Wednesday, November 14, 2007

Scouting for Food

** I wrote this this morning, but had to leave before prettying it up. I did not anticipate that I wouldn't come home between work and the meeting, and now it's after midnight. However, since I did write this this morning I think it counts as a post for 11/14.**


Scouting for Food
is coming up this weekend. As a citizen I'm not familiar with this program but as a food bank person, I've come to know a lot about it.
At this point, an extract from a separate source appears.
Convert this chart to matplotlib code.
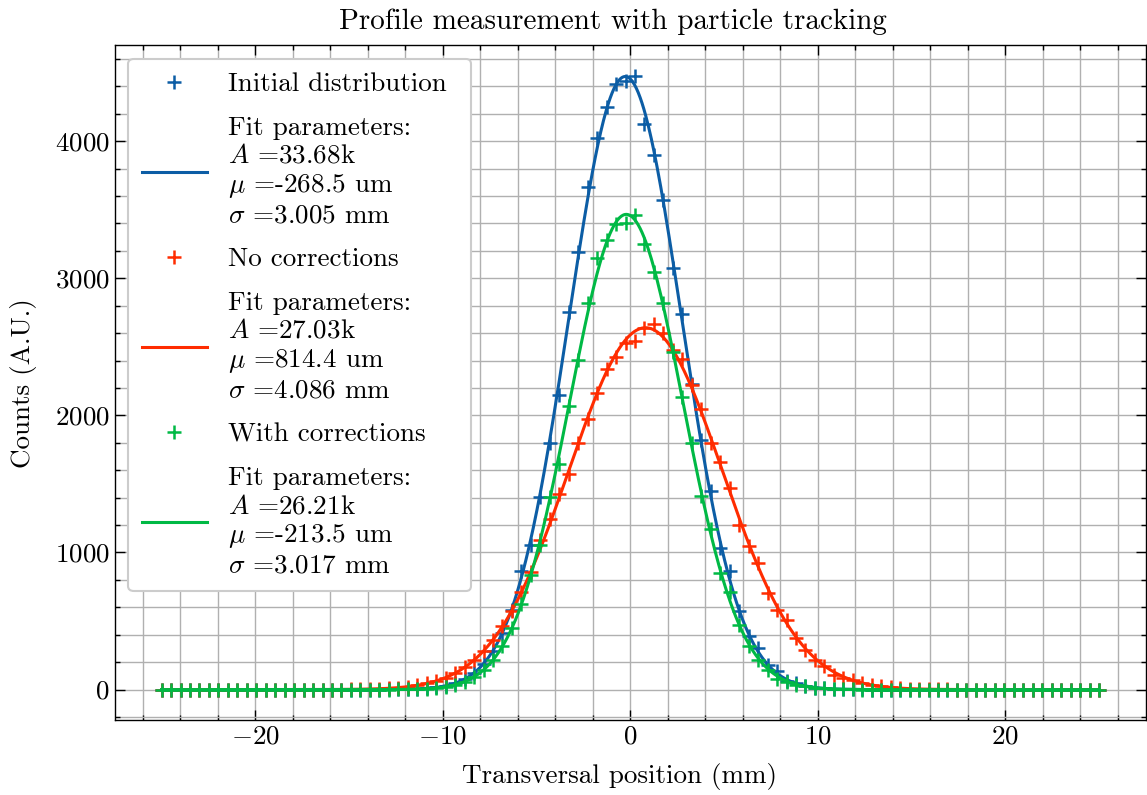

The Boy Scouts of America have food drives at different times of the year, and this year in northern California it is the Saturday before Thanksgiving. In the past, the BSA has put printed paper bags on porches, but this year they'll be doing doorknob hangers (you may have already found one on your doorknob this week). The hope is that people will put a grocery bags of nonperishable goods (read: cans, pasta, rice, cereal) on their porches. The Scouts will pick up the bags and give them to local food banks. The SF Bay Area Council, through the Scouting for Food Drive, is the largest donor of canned goods to food banks in the Alameda and San Francisco Counties. Including ours, which is the recipient of all food collected on the island of Alameda.
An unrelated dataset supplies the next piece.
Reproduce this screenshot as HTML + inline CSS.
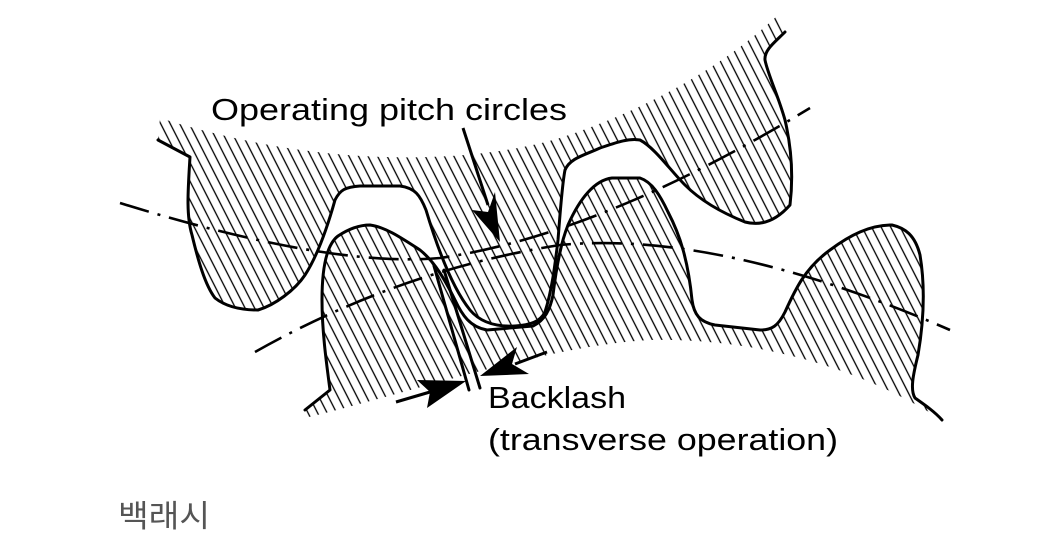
<!DOCTYPE html>
<html><head><meta charset="utf-8"><style>
html,body{margin:0;padding:0;background:#fff;}
svg{display:block;}
text{font-family:"Liberation Sans","DejaVu Sans",sans-serif;}
</style></head><body>
<svg width="1040" height="557" viewBox="0 0 1040 557" xmlns="http://www.w3.org/2000/svg">
<defs>
<pattern id="h" width="8.5" height="20" patternUnits="userSpaceOnUse" patternTransform="rotate(-27)">
<line x1="2" y1="0" x2="2" y2="20" stroke="#000" stroke-width="1.3"/>
</pattern>
</defs>
<path fill="url(#h)" d="M158,140 L190,157 C188,190 186,215 192,235 C198,260 205,285 215,298 C225,306 240,310 258,310 C275,305 295,290 305,275 C318,255 328,225 335,200 C340,190 345,187 360,186 L400,186 C415,188 420,195 426,210 C435,240 450,285 470,310 C480,322 495,327 515,326 C530,325 540,322 545,312 C552,290 555,265 558,240 C560,215 562,185 565,170 C570,158 585,155 600,148 C615,143 628,138 640,140 C655,148 670,170 685,185 C700,200 720,212 745,222 C760,226 775,222 790,205 C793,180 792,150 785,120 C778,95 768,75 765,60 C764,50 775,42 785,32 L778,15 C720,70 640,112 560,138 C480,162 330,172 160,118 Z"/>
<path fill="url(#h)" d="M305,410 L330,390 C326,360 322,330 322,300 C322,270 326,245 338,236 C350,228 360,225 370,225 C385,227 400,237 420,250 C435,262 445,280 455,300 C462,315 470,327 487,330 L533,326 C545,320 550,310 553,295 C556,270 560,245 568,225 C580,198 595,180 612,178 L640,178 C652,182 660,195 668,212 C680,235 688,260 692,300 C694,315 700,322 715,325 L760,330 C772,330 778,326 785,312 C795,290 805,268 830,250 C850,235 870,225 892,225 C905,228 915,235 920,255 C925,285 924,320 918,355 C913,375 910,390 915,398 C925,405 935,412 942,420 C860,368 760,338 650,340 C550,345 420,390 305,418 Z"/>
<g fill="none" stroke="#000" stroke-width="3" stroke-linejoin="round" stroke-linecap="round">
<path d="M158,140 L190,157 C188,190 186,215 192,235 C198,260 205,285 215,298 C225,306 240,310 258,310 C275,305 295,290 305,275 C318,255 328,225 335,200 C340,190 345,187 360,186 L400,186 C415,188 420,195 426,210 C435,240 450,285 470,310 C480,322 495,327 515,326 C530,325 540,322 545,312 C552,290 555,265 558,240 C560,215 562,185 565,170 C570,158 585,155 600,148 C615,143 628,138 640,140 C655,148 670,170 685,185 C700,200 720,212 745,222 C760,226 775,222 790,205 C793,180 792,150 785,120 C778,95 768,75 765,60 C764,50 775,42 785,32"/>
<path d="M305,410 L330,390 C326,360 322,330 322,300 C322,270 326,245 338,236 C350,228 360,225 370,225 C385,227 400,237 420,250 C435,262 445,280 455,300 C462,315 470,327 487,330 L533,326 C545,320 550,310 553,295 C556,270 560,245 568,225 C580,198 595,180 612,178 L640,178 C652,182 660,195 668,212 C680,235 688,260 692,300 C694,315 700,322 715,325 L760,330 C772,330 778,326 785,312 C795,290 805,268 830,250 C850,235 870,225 892,225 C905,228 915,235 920,255 C925,285 924,320 918,355 C913,375 910,390 915,398 C925,405 935,412 942,420"/>
<line x1="434" y1="266" x2="469" y2="390"/>
<line x1="444" y1="270" x2="480" y2="388"/>
</g>
<g fill="none" stroke="#000" stroke-width="2.6" stroke-dasharray="30 9 3 9">
<path d="M120,203 Q330,268 440,258 Q600,235 810,108"/>
<path d="M255,352 Q400,270 560,245 Q720,230 950,330"/>
</g>
<g stroke="#000" stroke-width="3" fill="none">
<line x1="463" y1="128" x2="488" y2="205"/>
<line x1="396" y1="402" x2="430" y2="392"/>
<line x1="547" y1="352" x2="515" y2="364"/>
</g>
<g fill="#000">
<path d="M500,242 L472,210 L488,212 L495,192 Z"/>
<path d="M466,381 L417,380 L430,392 L427,408 Z"/>
<path d="M480,376 L517,347 L512,364 L529,374 Z"/>
</g>
<text x="211" y="120" font-size="31" textLength="356" lengthAdjust="spacingAndGlyphs">Operating pitch circles</text>
<text x="488" y="408" font-size="31" textLength="138" lengthAdjust="spacingAndGlyphs">Backlash</text>
<text x="488" y="450" font-size="31" textLength="350" lengthAdjust="spacingAndGlyphs">(transverse operation)</text>
<text x="118" y="527" font-size="31" fill="#555" textLength="92" lengthAdjust="spacingAndGlyphs" style='font-family:"Liberation Sans","Noto Sans CJK KR",sans-serif'>백래시</text>
</svg>
</body></html>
The Scouting for Food Drive basically gives our food bank enough nonperishable goods to last us through March.


I have mixed feelings about the BSA, because of their anti-gay and anti-atheist national policies (though I've heard of troops that ignore them in practice). I am also not completely comfortable with single-sex organizations. At the same time I have known former Scouts who feel BSA helped make them who they are today and families who appreciate the activities and socializing that their Cub Scout troop provided their sons. Also, Scout troops often do good things for the communities, like park and beach cleanups and food drives - not to mention keeping kids off the streets.


It must be said that at least in Alameda, the Boy Scouts' Scouting for Food Drive should be called the Youth Food Drive. Several organizations of youth are participating, including Girl Scouts, Girls Inc., and Red Cross Youth. There aren't enough Boy Scouts in town to handle this project on their own, and it gives other youth an opportunity to participate in the community.


If you miss the food pickup, you can always drop your sack of goods into the barrels that are appearing in grocery stores all over the country. I know from observation that wintertime is a tight time for folks, which is why we've gotten so much busier at the food bank. Less work and more non-negotiable cash outflow (for heat, for lights, for transportation) are all part of winter for the working poor and the disabled.


Think about participating, and I hope you do. Your neighbors need your help, though they would probably not tell you so.